I like the Grateful Dead. I've bought many of their albums over the years, and I've been to a couple of concerts. I'm just not like those nitwits that have spent their entire lives following them around, tie-dying everything they own. I watched the television reports about the Chicago concerts this past weekend. They seemed very intimate, like a big Grateful Dead Family reunion. If your family has like around 300,000 people in it. I don't feel I missed anything though, because I saw the Grateful Dead back in the 1980's at the Uptown Theater. Probably two or three thousand people there, and not a bad seat in the place. The only drawback were the rats running across our feet. The first Grateful Dead concert that I saw was totally unintentional. It was at one of those outdoor festivals that sprung up the summer after Woodstock in 1970. This one was in Wisconsin, and I had no idea what groups were playing. Some friends and I simply jumped in my Volkswagen Microbus and drove up there. So there I was, a nice suburban hippie boy with my long hair, my bell bottom jeans, and my Volkswagen Microbus, all happy to be at one of those hippie music festivals. I was very excited because I had heard about the sex, drugs, and of course the rock and roll music that could be expected. On the way into the festival I had heard that a group called Rotary Connection would be there. I had a couple of their albums, so that was cool. It was when I found myself in the midst of a bunch of tie-dyed, long haired, patchouli oil smelling hippies that I realized just how un-hip I was. As we sat around passing a joint, I mentioned that I was looking forward to seeing Rotary Connection. It was as if I had said that I like abortions while at Mass in a Catholic Church. They all looked at me and started laughing.

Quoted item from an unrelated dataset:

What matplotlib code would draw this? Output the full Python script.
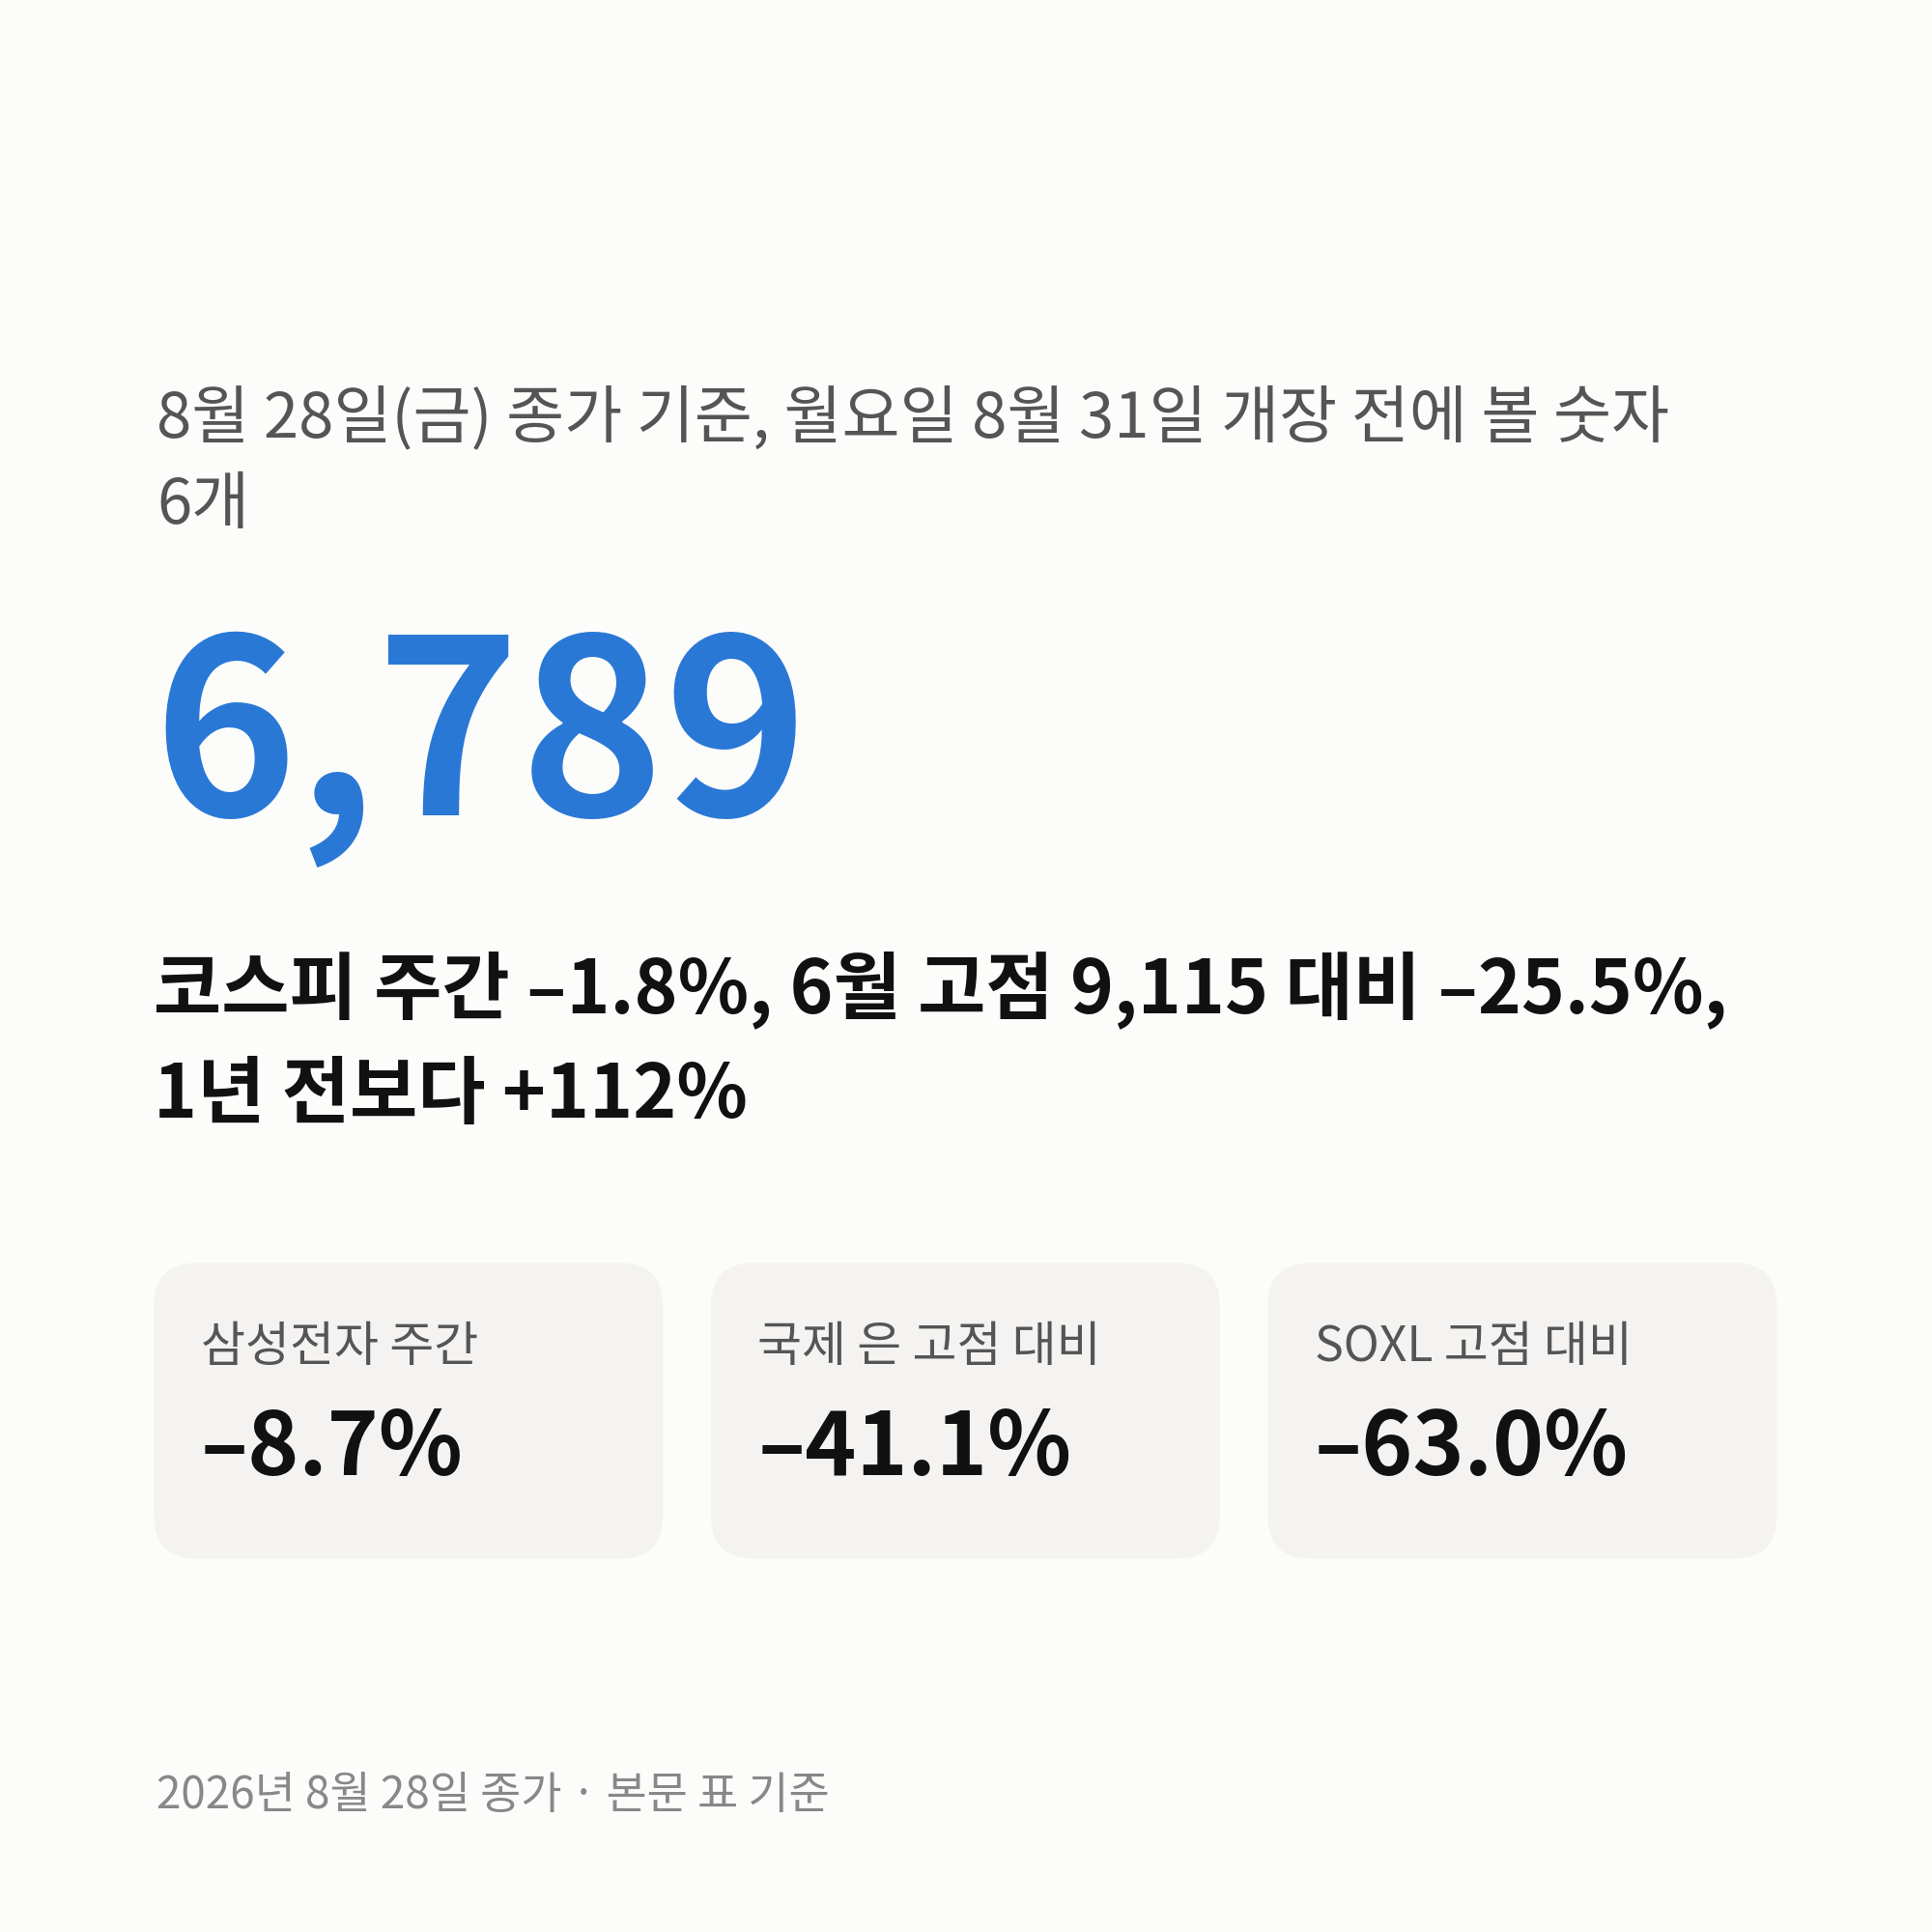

"Hell, you can see Rotary Connection any weekend in Chicago. The fucking Grateful Dead are here, man." One of the hippies scolded me as the others continued laughing.

 So I think I saw the Grateful Dead that day. I was pretty stoned, so I don't remember anything else about that music festival. I don't remember seeing Rotary Connection, I don't remember seeing the Grateful Dead. All I do remember are those asshole Dead Heads mocking me. That's why I do like the Grateful Dead, but I hate smug little butt-head's who think they're the cool kids.